April 26, 2023 – Nick Walker is the Director of Operations at Novant Health in Huntersville, North Carolina. Read an excerpt from The Journal of Healthcare Contracting’s “Future Leaders”.
What interested you about a career in healthcare?
Being able to utilize my warehouse management skills while working for a premier healthcare organization is a great combination. I am drawn to the responsibility and challenges that come with providing healthcare supplies to our facilities.
Especially through COVID, our team was challenged with unprecedented circumstances, supply shortages and scenarios that we often times thought were insurmountable. I find these challenges motivating, especially when it comes to protecting the health and well-being of everyone around us.
What do you like about working in the healthcare supply chain?
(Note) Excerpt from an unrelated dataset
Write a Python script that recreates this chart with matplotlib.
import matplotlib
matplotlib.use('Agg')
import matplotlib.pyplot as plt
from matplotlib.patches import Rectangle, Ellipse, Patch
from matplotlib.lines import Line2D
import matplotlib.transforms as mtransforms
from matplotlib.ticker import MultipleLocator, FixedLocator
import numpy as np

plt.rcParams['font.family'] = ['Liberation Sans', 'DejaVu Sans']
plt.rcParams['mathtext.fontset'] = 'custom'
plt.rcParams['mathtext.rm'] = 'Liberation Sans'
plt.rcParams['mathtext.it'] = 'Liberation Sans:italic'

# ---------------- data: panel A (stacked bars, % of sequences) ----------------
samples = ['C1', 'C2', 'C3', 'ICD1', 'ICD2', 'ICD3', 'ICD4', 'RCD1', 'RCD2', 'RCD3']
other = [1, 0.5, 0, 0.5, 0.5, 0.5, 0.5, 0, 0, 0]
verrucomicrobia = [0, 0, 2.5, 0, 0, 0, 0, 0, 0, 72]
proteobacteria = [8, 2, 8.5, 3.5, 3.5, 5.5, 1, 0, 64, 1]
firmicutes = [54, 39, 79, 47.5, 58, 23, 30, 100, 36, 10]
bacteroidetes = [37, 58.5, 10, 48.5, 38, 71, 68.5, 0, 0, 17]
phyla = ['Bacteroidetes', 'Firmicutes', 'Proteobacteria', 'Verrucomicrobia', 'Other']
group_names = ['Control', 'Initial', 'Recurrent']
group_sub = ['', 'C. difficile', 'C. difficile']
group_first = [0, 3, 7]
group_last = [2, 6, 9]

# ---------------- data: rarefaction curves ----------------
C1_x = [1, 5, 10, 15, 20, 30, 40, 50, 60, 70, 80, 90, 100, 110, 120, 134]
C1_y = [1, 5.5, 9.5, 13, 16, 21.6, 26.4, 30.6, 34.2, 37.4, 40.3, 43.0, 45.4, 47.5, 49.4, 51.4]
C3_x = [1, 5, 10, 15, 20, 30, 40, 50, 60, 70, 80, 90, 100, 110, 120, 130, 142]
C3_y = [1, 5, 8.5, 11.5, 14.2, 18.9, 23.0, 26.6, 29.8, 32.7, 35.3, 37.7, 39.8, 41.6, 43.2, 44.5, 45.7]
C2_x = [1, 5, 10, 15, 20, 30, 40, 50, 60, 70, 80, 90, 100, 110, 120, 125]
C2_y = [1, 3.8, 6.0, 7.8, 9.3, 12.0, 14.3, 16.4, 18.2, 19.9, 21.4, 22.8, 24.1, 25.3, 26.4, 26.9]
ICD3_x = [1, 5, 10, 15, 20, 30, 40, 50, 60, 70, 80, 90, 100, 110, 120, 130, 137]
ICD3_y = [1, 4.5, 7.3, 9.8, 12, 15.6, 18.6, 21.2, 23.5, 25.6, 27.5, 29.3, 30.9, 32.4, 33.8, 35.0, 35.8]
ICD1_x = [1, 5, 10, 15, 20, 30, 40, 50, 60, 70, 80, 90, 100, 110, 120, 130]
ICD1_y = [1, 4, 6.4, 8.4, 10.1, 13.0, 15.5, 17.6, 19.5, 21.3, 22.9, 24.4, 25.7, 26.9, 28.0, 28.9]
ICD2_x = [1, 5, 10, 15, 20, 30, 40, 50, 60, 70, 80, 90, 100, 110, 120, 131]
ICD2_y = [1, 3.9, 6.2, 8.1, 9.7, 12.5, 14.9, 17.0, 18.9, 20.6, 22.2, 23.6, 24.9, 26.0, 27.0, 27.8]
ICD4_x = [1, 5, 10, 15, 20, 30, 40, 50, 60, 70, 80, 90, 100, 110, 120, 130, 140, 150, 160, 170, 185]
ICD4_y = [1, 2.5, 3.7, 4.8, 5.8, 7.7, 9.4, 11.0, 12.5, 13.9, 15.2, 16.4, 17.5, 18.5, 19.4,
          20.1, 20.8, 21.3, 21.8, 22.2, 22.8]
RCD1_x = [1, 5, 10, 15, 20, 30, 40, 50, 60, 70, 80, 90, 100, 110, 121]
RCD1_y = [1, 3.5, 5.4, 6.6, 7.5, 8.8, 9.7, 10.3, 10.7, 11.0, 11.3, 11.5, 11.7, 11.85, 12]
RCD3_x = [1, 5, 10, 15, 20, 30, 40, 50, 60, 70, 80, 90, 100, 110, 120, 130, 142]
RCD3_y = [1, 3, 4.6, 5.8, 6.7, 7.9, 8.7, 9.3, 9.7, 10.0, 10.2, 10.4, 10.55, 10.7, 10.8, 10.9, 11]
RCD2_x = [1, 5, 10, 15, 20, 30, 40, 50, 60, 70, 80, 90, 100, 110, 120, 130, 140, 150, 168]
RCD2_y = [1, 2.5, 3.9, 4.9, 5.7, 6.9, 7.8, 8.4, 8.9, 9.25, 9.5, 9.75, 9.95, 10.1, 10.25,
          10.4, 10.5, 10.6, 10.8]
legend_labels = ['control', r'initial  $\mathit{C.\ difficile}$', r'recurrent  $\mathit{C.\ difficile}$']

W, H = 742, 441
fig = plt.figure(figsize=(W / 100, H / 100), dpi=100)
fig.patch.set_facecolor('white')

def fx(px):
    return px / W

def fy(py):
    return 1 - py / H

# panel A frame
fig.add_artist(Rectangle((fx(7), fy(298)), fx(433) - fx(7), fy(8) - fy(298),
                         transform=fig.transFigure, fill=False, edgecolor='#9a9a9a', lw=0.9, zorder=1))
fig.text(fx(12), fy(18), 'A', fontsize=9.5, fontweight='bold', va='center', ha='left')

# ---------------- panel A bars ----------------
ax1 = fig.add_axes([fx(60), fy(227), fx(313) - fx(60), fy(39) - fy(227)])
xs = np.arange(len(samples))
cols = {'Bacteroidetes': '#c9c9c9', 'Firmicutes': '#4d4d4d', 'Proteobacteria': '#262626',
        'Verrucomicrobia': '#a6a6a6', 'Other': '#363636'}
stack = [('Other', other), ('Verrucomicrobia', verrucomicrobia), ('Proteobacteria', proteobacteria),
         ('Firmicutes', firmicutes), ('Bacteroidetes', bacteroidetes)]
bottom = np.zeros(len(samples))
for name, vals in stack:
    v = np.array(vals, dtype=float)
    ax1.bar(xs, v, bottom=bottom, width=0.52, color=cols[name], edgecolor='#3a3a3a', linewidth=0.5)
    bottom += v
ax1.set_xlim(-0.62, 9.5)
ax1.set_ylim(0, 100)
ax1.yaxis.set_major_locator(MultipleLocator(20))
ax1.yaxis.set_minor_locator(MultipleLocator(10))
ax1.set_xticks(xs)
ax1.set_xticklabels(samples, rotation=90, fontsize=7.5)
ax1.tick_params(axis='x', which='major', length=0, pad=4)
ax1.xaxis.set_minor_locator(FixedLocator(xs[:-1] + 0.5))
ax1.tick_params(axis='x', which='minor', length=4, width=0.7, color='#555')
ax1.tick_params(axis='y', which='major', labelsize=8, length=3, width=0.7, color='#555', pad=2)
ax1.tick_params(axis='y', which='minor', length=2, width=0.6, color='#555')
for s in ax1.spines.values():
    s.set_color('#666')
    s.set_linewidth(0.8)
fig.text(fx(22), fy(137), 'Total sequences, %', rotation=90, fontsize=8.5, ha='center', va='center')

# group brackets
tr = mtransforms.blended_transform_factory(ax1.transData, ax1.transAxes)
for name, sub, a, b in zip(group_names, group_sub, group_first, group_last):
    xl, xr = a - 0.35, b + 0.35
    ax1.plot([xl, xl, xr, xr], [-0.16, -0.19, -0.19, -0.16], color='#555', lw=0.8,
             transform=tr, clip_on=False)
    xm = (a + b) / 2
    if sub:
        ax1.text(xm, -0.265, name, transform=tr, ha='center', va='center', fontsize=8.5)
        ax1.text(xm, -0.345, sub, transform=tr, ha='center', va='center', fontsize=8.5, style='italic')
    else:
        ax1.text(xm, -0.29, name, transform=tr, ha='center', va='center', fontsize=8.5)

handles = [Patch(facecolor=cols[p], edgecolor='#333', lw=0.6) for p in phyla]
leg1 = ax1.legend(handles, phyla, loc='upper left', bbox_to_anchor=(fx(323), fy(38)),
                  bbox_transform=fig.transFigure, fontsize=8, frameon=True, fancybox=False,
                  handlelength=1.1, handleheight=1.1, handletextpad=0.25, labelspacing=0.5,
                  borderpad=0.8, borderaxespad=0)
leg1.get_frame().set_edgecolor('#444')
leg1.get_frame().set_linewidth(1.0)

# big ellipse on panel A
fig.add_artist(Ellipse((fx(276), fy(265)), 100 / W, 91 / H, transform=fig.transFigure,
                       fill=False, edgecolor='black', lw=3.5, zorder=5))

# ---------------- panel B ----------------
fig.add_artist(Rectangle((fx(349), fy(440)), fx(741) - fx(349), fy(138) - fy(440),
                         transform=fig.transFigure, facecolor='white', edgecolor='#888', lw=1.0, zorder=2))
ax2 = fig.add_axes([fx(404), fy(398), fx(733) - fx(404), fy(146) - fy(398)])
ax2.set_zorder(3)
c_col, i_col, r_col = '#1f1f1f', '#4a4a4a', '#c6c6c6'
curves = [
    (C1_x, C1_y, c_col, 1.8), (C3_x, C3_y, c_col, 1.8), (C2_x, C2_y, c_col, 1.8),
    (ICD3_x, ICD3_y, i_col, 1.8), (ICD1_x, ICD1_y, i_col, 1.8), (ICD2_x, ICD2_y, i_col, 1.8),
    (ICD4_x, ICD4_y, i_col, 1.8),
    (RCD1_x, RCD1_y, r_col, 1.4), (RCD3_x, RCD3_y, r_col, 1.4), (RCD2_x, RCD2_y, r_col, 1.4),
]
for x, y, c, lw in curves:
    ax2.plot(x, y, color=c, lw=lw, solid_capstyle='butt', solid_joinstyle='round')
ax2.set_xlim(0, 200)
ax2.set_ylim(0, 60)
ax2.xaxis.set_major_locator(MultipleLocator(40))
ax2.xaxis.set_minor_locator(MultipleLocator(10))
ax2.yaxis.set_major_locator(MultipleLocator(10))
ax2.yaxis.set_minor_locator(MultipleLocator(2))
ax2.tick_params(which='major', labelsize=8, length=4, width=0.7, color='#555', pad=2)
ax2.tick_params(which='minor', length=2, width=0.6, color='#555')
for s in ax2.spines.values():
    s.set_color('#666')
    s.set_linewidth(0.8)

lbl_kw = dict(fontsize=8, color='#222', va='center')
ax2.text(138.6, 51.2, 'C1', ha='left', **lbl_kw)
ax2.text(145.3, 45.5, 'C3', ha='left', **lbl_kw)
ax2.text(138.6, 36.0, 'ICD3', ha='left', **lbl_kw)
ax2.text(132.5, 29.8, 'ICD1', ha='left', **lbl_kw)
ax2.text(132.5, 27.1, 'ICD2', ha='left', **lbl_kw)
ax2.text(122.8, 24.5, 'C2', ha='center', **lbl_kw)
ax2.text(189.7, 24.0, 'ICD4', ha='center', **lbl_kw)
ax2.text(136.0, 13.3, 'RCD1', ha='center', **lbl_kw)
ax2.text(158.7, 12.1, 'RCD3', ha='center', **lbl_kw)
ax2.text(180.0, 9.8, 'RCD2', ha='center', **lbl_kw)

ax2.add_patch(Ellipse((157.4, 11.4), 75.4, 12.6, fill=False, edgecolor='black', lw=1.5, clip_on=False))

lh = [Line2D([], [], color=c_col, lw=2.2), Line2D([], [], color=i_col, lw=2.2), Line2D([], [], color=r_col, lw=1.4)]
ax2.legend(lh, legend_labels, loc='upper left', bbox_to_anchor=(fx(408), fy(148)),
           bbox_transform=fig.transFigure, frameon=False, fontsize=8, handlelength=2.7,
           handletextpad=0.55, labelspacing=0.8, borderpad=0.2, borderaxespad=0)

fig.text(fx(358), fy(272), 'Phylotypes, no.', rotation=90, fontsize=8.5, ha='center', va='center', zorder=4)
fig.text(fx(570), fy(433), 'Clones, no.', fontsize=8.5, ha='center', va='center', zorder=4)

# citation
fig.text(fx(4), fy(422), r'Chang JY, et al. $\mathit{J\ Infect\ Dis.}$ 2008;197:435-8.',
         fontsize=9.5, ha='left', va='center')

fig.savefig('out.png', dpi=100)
Was it a position you sought, or found out about once you began working in the field?
Before coming to this industry, I had no idea about all of the different products that went into hospitals and medical clinics. Our warehouse stocks everything from tissues and gloves to heart stints and surgical supplies. When our processes are flawed or our systems go down, it can literally be the difference between life and death.
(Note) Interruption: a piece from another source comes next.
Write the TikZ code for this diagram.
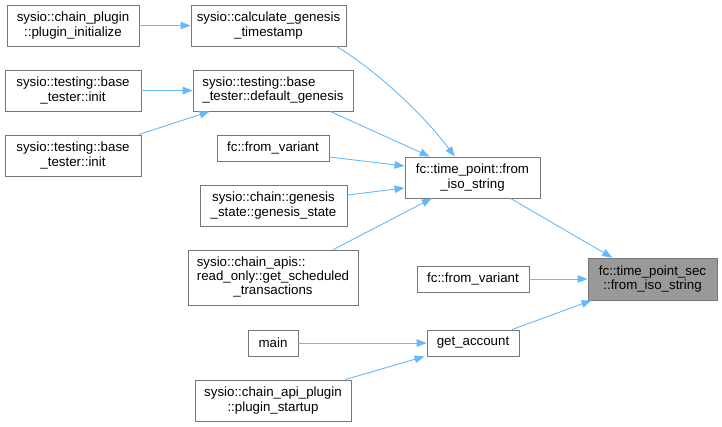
\documentclass[tikz,border=0pt]{standalone}
\usepackage{fontspec}
\setmainfont{Liberation Sans}
\usetikzlibrary{arrows.meta,calc}
\definecolor{edgeblue}{HTML}{63B8FF}
\definecolor{boxline}{HTML}{777777}
\definecolor{hlfill}{HTML}{999999}
\tikzset{
  fn/.style={draw=boxline, line width=0.9pt, fill=white, inner sep=0pt, align=center,
    font=\fontsize{13.3}{14.3}\selectfont, text=black},
  hl/.style={fn, fill=hlfill},
  call/.style={draw=edgeblue, line width=0.9pt, -{Triangle[length=10pt,width=7.5pt]}}
}
\begin{document}
\begin{tikzpicture}[x=1pt,y=-1pt]
\useasboundingbox (0,0) rectangle (722,426);
\node[fn, minimum width=132pt, minimum height=41pt] (pi) at (73,25.5) {sysio::chain\_plugin\\::plugin\_initialize};
\node[fn, minimum width=155pt, minimum height=41pt] (cgt) at (268.5,25.5) {sysio::calculate\_genesis\\\_timestamp};
\node[fn, minimum width=136pt, minimum height=41pt] (ia) at (73,90.5) {sysio::testing::base\\\_tester::init};
\node[fn, minimum width=160pt, minimum height=41pt] (dg) at (273,90.5) {\begin{tabular}{@{}l@{}}sysio::testing::base\\\_tester::default\_genesis\end{tabular}};
\node[fn, minimum width=136pt, minimum height=41pt] (ib) at (73,155.5) {sysio::testing::base\\\_tester::init};
\node[fn, minimum width=112pt, minimum height=26pt] (fva) at (273,148) {fc::from\_variant};
\node[fn, minimum width=147pt, minimum height=41pt] (gs) at (273.5,205.5) {sysio::chain::genesis\\\_state::genesis\_state};
\node[fn, minimum width=170pt, minimum height=55pt] (gst) at (273,277.5) {\begin{tabular}{@{}l@{}}sysio::chain\_apis::\\read\_only::get\_scheduled\\\multicolumn{1}{@{}c@{}}{\_transactions}\end{tabular}};
\node[fn, minimum width=50pt, minimum height=26pt] (mn) at (273,343) {main};
\node[fn, minimum width=156pt, minimum height=41pt] (ps) at (273,400.5) {sysio::chain\_api\_plugin\\::plugin\_startup};
\node[fn, minimum width=135pt, minimum height=41pt] (tpi) at (472.5,177.5) {fc::time\_point::from\\\_iso\_string};
\node[fn, minimum width=112pt, minimum height=26pt] (fvb) at (473,279) {fc::from\_variant};
\node[fn, minimum width=92pt, minimum height=26pt] (ga) at (473,343) {get\_account};
\node[hl, minimum width=129pt, minimum height=42pt] (tps) at (652.5,279) {fc::time\_point\_sec\\::from\_iso\_string};

\draw[call] (pi.east) -- (cgt.west);
\draw[call] ($(cgt.south west)!0.935!(cgt.south east)$) .. controls (370,66) and (420,110) .. ($(tpi.north west)!0.37!(tpi.north east)$);
\draw[call] (ia.east) -- (dg.west);
\draw[call] ($(ib.north west)!0.98!(ib.north east)$) -- ($(dg.south west)!0.106!(dg.south east)$);
\draw[call] ($(dg.south west)!0.856!(dg.south east)$) -- ($(tpi.north west)!0.185!(tpi.north east)$);
\draw[call] ($(fva.east)+(0,9)$) -- ($(tpi.west)+(0,-11.5)$);
\draw[call] ($(gs.east)+(0,-10.5)$) -- ($(tpi.west)+(0,10.5)$);
\draw[call] ($(gst.north west)!0.853!(gst.north east)$) -- ($(tpi.south west)!0.2!(tpi.south east)$);
\draw[call] ($(tpi.south west)!0.78!(tpi.south east)$) -- ($(tps.north west)!0.19!(tps.north east)$);
\draw[call] (fvb.east) -- (tps.west);
\draw[call] ($(ga.north west)!0.92!(ga.north east)$) -- ($(tps.south west)!0.03!(tps.south east)$);
\draw[call] (mn.east) -- (ga.west);
\draw[call] ($(ps.north west)!0.96!(ps.north east)$) -- ($(ga.south west)+(-2,0)$);
\end{tikzpicture}
\end{document}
Working for Novant Health has allowed me to understand the scope of hospital supply chains and has given me even more of a purpose to ensure that I do my job well. It’s really rewarding to know that our distribution group makes such a large impact on our hospital system.
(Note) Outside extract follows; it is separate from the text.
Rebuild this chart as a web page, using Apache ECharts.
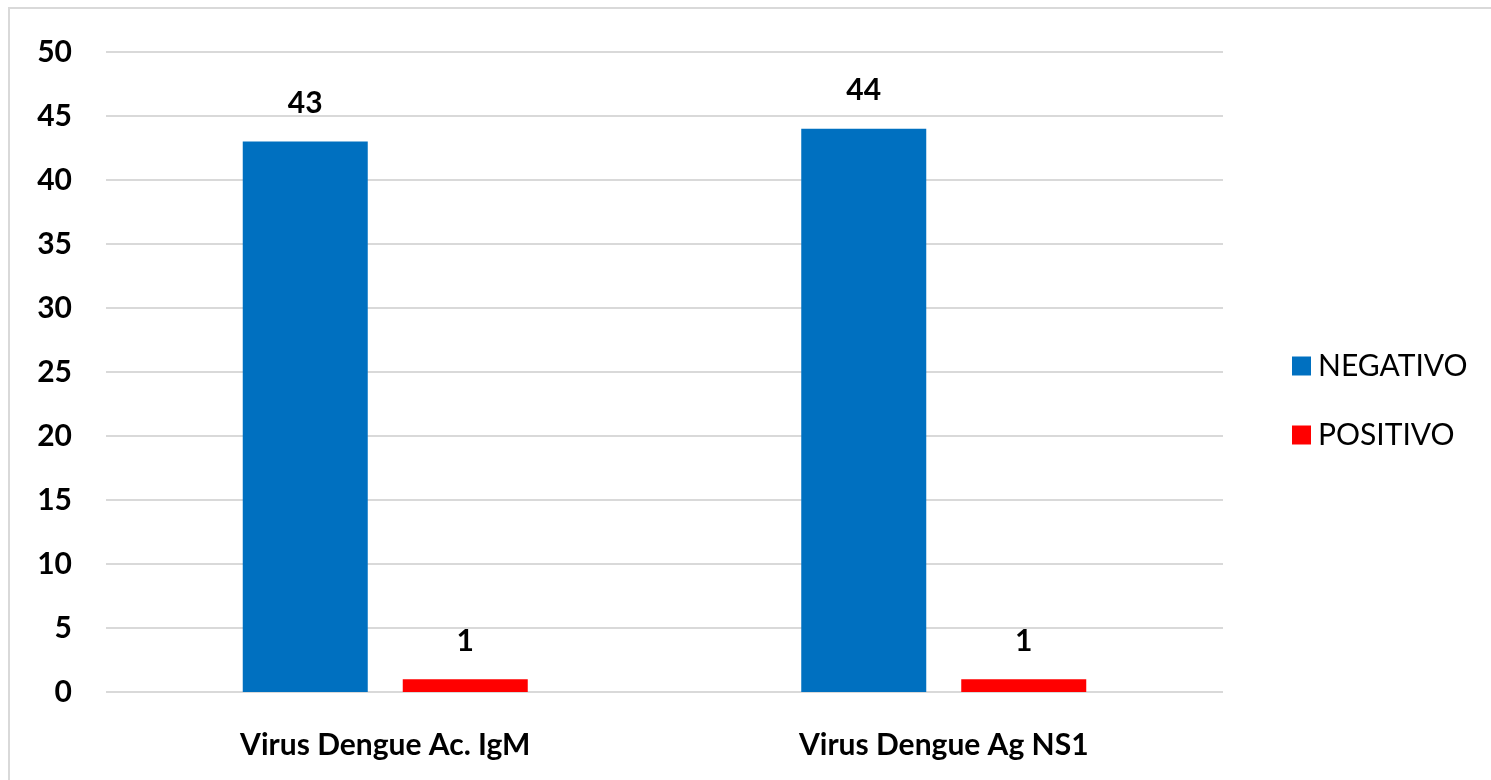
<!DOCTYPE html>
<html><head><meta charset="utf-8">
<script src="https://cdn.jsdelivr.net/npm/echarts@6/dist/echarts.min.js"></script>
<style>html,body{margin:0;padding:0;background:#fff}#c{width:1491px;height:780px}</style>
</head><body><div id="c"></div>
<script>
const categories = ["Virus Dengue Ac. IgM", "Virus Dengue Ag NS1"];
const negativo = [43, 44];
const positivo = [1, 1];
const yTicks = {min: 0, max: 50, interval: 5};
const FONT = "Lato, 'Open Sans', sans-serif";
const chart = echarts.init(document.getElementById('c'));
chart.setOption({
  backgroundColor: '#fff',
  animation: false,
  graphic: [{type: 'rect', shape: {x: 9, y: 8, width: 1700, height: 900},
    style: {fill: 'none', stroke: '#d9d9d9', lineWidth: 2}, silent: true}],
  grid: {left: 106, right: 268, top: 52, bottom: 88},
  legend: {
    orient: 'vertical', left: 1287, top: 346, itemWidth: 19, itemHeight: 19, itemGap: 39,
    icon: 'rect',
    textStyle: {fontFamily: FONT, fontSize: 30, color: '#000', padding: [0,0,0,2]},
    data: ['NEGATIVO', 'POSITIVO']
  },
  xAxis: {
    type: 'category', data: categories,
    axisLine: {show: false}, axisTick: {show: false},
    axisLabel: {fontFamily: FONT, fontSize: 30, fontWeight: 'bold', color: '#000', margin: 38}
  },
  yAxis: {
    type: 'value', min: yTicks.min, max: yTicks.max, interval: yTicks.interval,
    axisLine: {show: false}, axisTick: {show: false},
    axisLabel: {fontFamily: FONT, fontSize: 30, fontWeight: 'bold', color: '#000', margin: 34},
    splitLine: {lineStyle: {color: '#d9d9d9', width: 2}}
  },
  series: [
    {name: 'NEGATIVO', type: 'bar', data: negativo, barWidth: 125, barGap: '28%',
      itemStyle: {color: '#0070c0'},
      label: {show: true, position: 'top', distance: 23, fontFamily: FONT, fontSize: 30, fontWeight: 'bold', color: '#000'}},
    {name: 'POSITIVO', type: 'bar', data: positivo, barWidth: 125,
      itemStyle: {color: '#ff0000'},
      label: {show: true, position: 'top', distance: 23, fontFamily: FONT, fontSize: 30, fontWeight: 'bold', color: '#000'}}
  ]
});
</script></body></html>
In what ways has the supply chain changed over the last 2-3 years from your perspective?
COVID and all the challenges that came along with it really pushed supply chain into the forefront of the medical industry. Previously, we were a department that operated behind the scenes. Now, we are directly involved with our clinician counterparts and have open, two-way communication around supply levels and demand. We have the information that our physicians need, supplies and the infrastructure to help solve their problems.
The challenges have also transformed us from a just-in-time model to a just-in-case model. Before COVID, we wanted our operation and inventory to be as lean and streamlined as possible. We have since learned that we need to hold more inventory and expand our pandemic inventory past just PPE. It has really changed the way we approach disaster preparedness.